If you are like me, you’ve probably wondered why some restaurants serve the bizarre combination of Chinese food and donuts.
Well, an article in the Atlantic found that “the initial impulse to sell two products was born of need.”
“Back in San Francisco, Jolly Chan, the owner of the Mission District’s popular Donuts and Chinese Food…. ‘The rent is too high,’ he told me, watching as customers queued for heaping plates of orange chicken and pot stickers. ‘It cannot be empty in the morning,’ he said. ‘I have donuts and coffee for morning customers and around 10 or 11 start working in food.’
“So why Chinese food and donuts?
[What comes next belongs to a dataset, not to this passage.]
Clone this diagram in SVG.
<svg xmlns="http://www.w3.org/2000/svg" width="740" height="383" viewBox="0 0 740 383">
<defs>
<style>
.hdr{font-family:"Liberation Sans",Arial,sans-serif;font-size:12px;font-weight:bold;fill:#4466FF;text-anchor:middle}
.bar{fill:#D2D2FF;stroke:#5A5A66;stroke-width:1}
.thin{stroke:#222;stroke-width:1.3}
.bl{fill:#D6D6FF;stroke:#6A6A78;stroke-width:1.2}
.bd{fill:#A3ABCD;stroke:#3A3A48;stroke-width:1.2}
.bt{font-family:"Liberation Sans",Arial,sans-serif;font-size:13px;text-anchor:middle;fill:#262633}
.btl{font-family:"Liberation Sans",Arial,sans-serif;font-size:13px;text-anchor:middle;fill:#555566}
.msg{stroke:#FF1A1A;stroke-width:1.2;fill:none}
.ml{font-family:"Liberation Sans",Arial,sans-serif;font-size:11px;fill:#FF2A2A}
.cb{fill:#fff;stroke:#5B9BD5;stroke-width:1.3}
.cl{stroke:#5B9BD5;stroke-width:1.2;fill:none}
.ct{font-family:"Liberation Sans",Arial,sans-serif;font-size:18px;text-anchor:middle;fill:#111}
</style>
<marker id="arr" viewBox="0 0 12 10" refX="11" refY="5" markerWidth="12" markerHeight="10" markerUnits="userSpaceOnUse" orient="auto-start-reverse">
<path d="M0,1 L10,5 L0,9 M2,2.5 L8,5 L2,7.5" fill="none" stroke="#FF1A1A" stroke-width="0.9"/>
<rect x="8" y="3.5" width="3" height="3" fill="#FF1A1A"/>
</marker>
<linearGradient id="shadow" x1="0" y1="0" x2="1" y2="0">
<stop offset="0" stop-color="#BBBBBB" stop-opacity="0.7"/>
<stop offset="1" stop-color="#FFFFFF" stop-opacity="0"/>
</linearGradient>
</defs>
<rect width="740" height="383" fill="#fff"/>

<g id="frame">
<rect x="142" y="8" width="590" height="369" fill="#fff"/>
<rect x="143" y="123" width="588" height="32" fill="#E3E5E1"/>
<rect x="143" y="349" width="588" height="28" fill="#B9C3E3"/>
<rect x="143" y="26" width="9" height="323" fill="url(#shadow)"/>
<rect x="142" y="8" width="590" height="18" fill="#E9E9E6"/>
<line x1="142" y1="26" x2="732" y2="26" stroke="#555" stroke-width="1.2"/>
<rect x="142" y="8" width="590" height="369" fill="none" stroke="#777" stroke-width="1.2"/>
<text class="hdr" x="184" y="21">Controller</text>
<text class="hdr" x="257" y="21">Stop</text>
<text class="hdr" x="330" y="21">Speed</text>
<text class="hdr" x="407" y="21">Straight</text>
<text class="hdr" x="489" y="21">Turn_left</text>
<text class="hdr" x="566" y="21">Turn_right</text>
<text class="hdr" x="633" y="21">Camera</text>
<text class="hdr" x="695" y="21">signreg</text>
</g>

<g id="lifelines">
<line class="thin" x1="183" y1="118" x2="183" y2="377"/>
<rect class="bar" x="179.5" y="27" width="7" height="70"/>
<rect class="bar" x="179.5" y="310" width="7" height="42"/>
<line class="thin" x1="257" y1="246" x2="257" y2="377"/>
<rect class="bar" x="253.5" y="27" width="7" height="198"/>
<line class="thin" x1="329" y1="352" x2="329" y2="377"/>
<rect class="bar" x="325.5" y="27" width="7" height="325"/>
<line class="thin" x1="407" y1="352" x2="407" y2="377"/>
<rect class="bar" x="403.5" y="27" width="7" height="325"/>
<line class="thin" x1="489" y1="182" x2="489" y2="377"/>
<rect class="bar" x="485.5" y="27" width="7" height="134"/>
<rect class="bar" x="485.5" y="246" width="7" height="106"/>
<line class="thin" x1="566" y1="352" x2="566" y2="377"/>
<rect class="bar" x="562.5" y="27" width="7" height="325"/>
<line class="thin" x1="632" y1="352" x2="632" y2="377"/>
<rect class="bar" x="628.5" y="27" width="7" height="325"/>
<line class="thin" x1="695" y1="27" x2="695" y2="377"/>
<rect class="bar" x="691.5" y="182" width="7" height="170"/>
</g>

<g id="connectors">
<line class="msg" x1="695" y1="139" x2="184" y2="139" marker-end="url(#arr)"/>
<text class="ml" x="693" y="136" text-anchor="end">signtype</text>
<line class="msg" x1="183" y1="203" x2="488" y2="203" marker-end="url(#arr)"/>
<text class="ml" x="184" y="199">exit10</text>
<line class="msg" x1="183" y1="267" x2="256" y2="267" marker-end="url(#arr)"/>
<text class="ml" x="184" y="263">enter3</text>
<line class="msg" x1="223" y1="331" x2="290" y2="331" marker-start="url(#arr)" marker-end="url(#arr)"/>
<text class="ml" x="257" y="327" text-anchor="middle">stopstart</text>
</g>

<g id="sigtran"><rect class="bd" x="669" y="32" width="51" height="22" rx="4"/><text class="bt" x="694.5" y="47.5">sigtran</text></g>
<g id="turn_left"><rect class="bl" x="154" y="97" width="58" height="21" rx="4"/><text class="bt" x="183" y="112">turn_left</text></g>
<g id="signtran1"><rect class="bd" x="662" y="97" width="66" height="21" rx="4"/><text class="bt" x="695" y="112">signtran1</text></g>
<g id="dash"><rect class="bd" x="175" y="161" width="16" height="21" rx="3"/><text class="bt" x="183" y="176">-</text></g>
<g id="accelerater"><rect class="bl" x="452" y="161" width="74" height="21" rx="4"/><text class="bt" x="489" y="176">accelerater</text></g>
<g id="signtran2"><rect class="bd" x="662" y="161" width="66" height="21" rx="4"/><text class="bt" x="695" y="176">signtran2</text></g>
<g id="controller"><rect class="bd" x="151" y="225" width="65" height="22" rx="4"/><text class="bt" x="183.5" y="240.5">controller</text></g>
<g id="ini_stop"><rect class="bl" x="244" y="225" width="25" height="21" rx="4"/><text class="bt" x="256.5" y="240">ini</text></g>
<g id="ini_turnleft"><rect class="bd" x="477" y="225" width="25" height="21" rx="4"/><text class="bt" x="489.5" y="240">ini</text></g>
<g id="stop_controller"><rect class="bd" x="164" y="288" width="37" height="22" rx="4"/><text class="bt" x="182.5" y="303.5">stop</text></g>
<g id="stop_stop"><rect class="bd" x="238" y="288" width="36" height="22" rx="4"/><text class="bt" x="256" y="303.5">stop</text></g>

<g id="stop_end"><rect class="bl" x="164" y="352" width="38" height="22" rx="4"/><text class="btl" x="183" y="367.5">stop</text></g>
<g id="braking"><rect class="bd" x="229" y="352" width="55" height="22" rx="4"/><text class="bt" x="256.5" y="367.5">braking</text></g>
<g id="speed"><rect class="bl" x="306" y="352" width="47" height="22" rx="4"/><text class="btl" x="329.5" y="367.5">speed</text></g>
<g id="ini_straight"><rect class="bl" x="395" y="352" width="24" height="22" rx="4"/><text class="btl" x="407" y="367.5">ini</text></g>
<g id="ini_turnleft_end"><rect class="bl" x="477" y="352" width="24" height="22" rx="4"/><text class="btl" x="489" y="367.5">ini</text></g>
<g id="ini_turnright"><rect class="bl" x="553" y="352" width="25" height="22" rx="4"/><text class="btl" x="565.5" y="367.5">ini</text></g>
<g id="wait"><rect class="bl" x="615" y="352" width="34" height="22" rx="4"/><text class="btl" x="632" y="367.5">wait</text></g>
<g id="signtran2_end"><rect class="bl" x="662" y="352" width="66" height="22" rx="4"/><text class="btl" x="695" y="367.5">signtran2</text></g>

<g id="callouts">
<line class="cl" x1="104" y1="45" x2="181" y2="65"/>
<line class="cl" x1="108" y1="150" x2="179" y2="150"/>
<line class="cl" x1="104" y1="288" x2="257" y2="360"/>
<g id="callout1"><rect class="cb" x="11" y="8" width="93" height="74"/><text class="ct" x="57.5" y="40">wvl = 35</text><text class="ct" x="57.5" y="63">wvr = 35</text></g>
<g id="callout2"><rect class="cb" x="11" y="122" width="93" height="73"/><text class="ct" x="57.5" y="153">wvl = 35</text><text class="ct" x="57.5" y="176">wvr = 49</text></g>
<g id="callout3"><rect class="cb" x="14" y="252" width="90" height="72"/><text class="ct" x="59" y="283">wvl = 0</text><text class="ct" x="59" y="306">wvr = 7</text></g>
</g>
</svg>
Chan had some answers, and it seemed that for many owners of such establishments, donuts came first. When he first emigrated from Cambodia in 1980, Chan, like many Cambodian immigrants, found a job in a donut shop. It was a trend begun by Ted Ngoy, who immigrated in 1975 and after learning the donut trade opened his own chain of shops. Ngoy went on to train the wave of Cambodian immigrants that followed. By the mid-’90s, 80 percent of California’s donut shops were Cambodian owned and operated. Chan says that when donuts stopped being sufficient to keep businesses running, many immigrants added Chinese food to their repertoires.”
Well, there you go. I personally always frequent J. George’s on 16th and Folsom Streets, which serves hamburgers, hot dogs, Chinese food and donuts.